Süleymaniye Camiinin yapımı tamamlandıktan sonra Sinan
caminin anahtarlarını Kanunî Sultan Süleyman'a verdiği zaman çok mutlu idi.
Padişah Sinan'a
-Yapımını gerçekleştirdiğin bu Tanrı evini dua ederek
açmak sana düşer. Dedi.
Mimar Sinan'ın yapıtlarının bir özelliği de
kimin için yapılmışsa o kişiyi çeşitli yönleri ile yansıtmasıdır. Örneğin Kanunî
Sultan Süleyman'ın kızı Mihrimah Sultan adına yaptığı Edirnekapıdaki Mihrimah
Sultan Camii ince ve zarif görünümüyle bir kadını, Süleymaniye Kanunî Sultan
Süleyman'ın görkemini yansıtmasıyla ün kazanmıştır.
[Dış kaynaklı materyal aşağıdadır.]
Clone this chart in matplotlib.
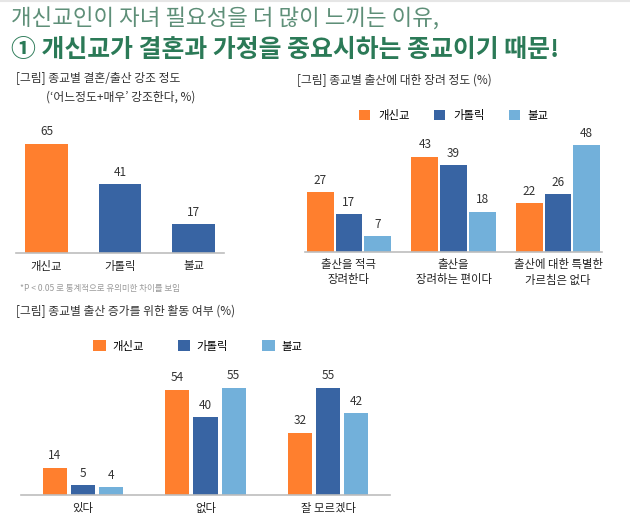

Edirne'deki Selimiye de
ikinci Selim'in şair ruhunu anlatan incecik zarif minareler vardır. Her minarede
bulunan üç şerefeye üç ayrı merdivenden çıkılması, dünya mimarisinde o güne
kadar uygulanmamış bir işlemdi.
Mimar Sinan yapıtlarında hiç bir planı
ikinci defa kullanmamıştır. Her yeni yapıtına yeni buluşlarını eklerdi.
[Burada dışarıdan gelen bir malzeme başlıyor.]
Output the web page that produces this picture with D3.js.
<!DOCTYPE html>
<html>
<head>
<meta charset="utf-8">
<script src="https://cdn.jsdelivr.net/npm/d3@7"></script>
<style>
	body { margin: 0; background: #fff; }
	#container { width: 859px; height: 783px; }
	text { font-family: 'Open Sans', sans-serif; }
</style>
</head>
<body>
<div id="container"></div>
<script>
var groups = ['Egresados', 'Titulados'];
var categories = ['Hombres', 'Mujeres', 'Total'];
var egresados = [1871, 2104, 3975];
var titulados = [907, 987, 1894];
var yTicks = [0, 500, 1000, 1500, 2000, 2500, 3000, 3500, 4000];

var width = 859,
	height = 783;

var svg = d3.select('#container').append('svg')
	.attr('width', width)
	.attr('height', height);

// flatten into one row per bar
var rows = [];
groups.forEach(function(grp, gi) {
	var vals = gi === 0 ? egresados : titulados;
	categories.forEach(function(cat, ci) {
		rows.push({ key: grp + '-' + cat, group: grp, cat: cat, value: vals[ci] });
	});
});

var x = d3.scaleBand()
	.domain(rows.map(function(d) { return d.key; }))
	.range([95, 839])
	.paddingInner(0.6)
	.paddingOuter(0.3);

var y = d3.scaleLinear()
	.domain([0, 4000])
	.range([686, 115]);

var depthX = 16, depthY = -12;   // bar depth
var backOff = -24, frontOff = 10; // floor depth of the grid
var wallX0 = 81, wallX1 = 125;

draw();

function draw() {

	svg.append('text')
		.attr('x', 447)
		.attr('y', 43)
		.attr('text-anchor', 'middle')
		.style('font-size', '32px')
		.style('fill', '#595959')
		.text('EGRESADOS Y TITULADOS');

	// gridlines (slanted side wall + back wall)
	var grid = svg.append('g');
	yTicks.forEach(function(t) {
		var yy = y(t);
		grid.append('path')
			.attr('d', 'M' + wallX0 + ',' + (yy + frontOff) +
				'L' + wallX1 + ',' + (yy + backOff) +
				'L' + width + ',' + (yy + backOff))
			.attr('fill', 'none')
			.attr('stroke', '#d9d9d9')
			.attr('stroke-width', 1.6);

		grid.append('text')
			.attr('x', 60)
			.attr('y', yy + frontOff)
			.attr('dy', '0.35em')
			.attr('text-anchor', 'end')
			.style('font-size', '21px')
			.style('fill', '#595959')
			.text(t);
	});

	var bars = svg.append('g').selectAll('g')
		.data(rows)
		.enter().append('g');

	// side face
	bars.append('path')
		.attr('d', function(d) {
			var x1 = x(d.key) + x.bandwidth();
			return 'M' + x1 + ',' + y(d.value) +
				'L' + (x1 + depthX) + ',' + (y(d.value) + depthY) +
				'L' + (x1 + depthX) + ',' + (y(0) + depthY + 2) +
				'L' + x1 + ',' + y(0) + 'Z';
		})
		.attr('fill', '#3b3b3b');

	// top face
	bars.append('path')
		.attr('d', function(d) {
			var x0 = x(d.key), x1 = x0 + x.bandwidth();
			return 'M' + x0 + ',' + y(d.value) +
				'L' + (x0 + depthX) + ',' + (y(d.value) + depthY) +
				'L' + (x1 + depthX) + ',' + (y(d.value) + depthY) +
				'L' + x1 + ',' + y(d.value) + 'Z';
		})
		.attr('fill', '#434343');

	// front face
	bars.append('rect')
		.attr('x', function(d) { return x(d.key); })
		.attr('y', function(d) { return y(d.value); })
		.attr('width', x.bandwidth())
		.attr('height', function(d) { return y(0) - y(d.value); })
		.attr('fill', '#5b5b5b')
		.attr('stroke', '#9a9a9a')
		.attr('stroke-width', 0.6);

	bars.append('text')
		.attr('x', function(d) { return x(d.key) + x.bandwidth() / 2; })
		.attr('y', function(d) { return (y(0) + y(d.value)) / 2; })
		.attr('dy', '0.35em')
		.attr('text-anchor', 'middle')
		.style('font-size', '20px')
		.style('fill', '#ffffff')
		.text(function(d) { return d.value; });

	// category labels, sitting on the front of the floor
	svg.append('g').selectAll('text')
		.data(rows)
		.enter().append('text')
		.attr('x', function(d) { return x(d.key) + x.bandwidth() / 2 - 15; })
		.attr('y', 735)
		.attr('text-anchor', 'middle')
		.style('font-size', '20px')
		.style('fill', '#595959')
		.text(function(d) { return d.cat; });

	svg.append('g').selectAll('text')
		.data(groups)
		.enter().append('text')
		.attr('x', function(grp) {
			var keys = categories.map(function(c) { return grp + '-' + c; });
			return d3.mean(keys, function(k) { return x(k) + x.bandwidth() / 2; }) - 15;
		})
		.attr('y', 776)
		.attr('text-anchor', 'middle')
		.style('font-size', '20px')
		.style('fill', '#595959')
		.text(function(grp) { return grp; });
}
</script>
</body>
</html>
Mimar Sinan'ın evi İstanbul'un Süleymaniye semtinde idi; adına bir okul ve
bir sebili vardı. Öldükten sonra Süleymaniye Camiinin bahçesindeki türbesine
gömüldü.
Sinan, paraya önem vermeyen bir kişiydi. Osmanlı
İmparatorluğu'nun en zengin yıllarında yaşadı. Ünü dünyanın her yönüne yayılmış
olan bu büyük mimar hiç zengin olmadı. Yanında çalışanların emeklerinin
karşılığını tam olarak verdi. Kendisi yüz yıllık yaşantısında hep para sıkıntısı
çekti. Dünya mimarlık tarihine adını altın harflerle yazdıran Koca Sinan'ın ruhu
gibi, esin kaynağı ve gönlü de zengindi.
Mermere renk, taşa zevk işleyerek,
Kubbeleri nasıl yaptın öyle denk?
O minarelerde ilahi ahenk...
Ebedi sanatın sırrını attın.
Süleymaniyeler, Selimiyeler,
Tasviri imkansız birer şaheser.
Koca
Mimar Sinan, bunlarla meğer,
Bir zafer devrini demek yaşattın?
Mimarlık tahtında bir saltanatın..
Dehanla tarihi getirdin dile,
Sanatı söylettin çeşme, sebile
Bir mülkün sahibi olmasan bile.
İ. Hakkı TALU
SİNAN'I ANIŞ
Yüce Selimiye önlerinde biz,
Bir yıldönümünü hep yad'a geldik,
Temiz
duygularla taştı kalbimiz,
Sinan! Sinan! diye feryada geldik.
Adını cihanda bak, haykırıyor:
Taştan yarattığın her ölmez eser,
Göklerde hep seni soruyor arıyor,
Nice nice kubbe ve minareler.
Yüce Selimiye önlerinde biz,
Bir yıl dönümü yad'a geldik
Temiz
duygularla taştı kalbimiz
Sinan! Sinan! diye feryada geldik.
M. Uluğ TURANLIOĞLU
SİNAN İÇİN
Ey mimarlar mimarı! Benim yüce Sinan'ım
Seni andıkça artar, güvenimle
inanım.
29 Mayıs günü içim dolar seninle.
Altın yapraklarıyla tarihim
gelir dile.
Cenk olunca «Ocak» tan seferlere yollandın
Kılıncını
bir pergel, gönye gibi kullandın,
Sanatın anlaşılmaz sırlarına erdin sen,
Çekicinle mermere ebedi ruh verdin sen.
Birer hayat fışkırır
saray, hamam, çeşmeden,
Bütün Türk'ler mutludur, dehana erişmeden,
Zekanın şimşekleri ufuklarda çakıyor.
Selimiye'n, dünyayı hayrette
bırakıyor.
Varlığınla milletin kıvanç duysun öğünsün,
Seni
tanımayanlar, bilmeyenler döğünsün,
Adını işleyerek kalbimin üzerine,
Şiirimi sunuyorum, mum yerine türbene.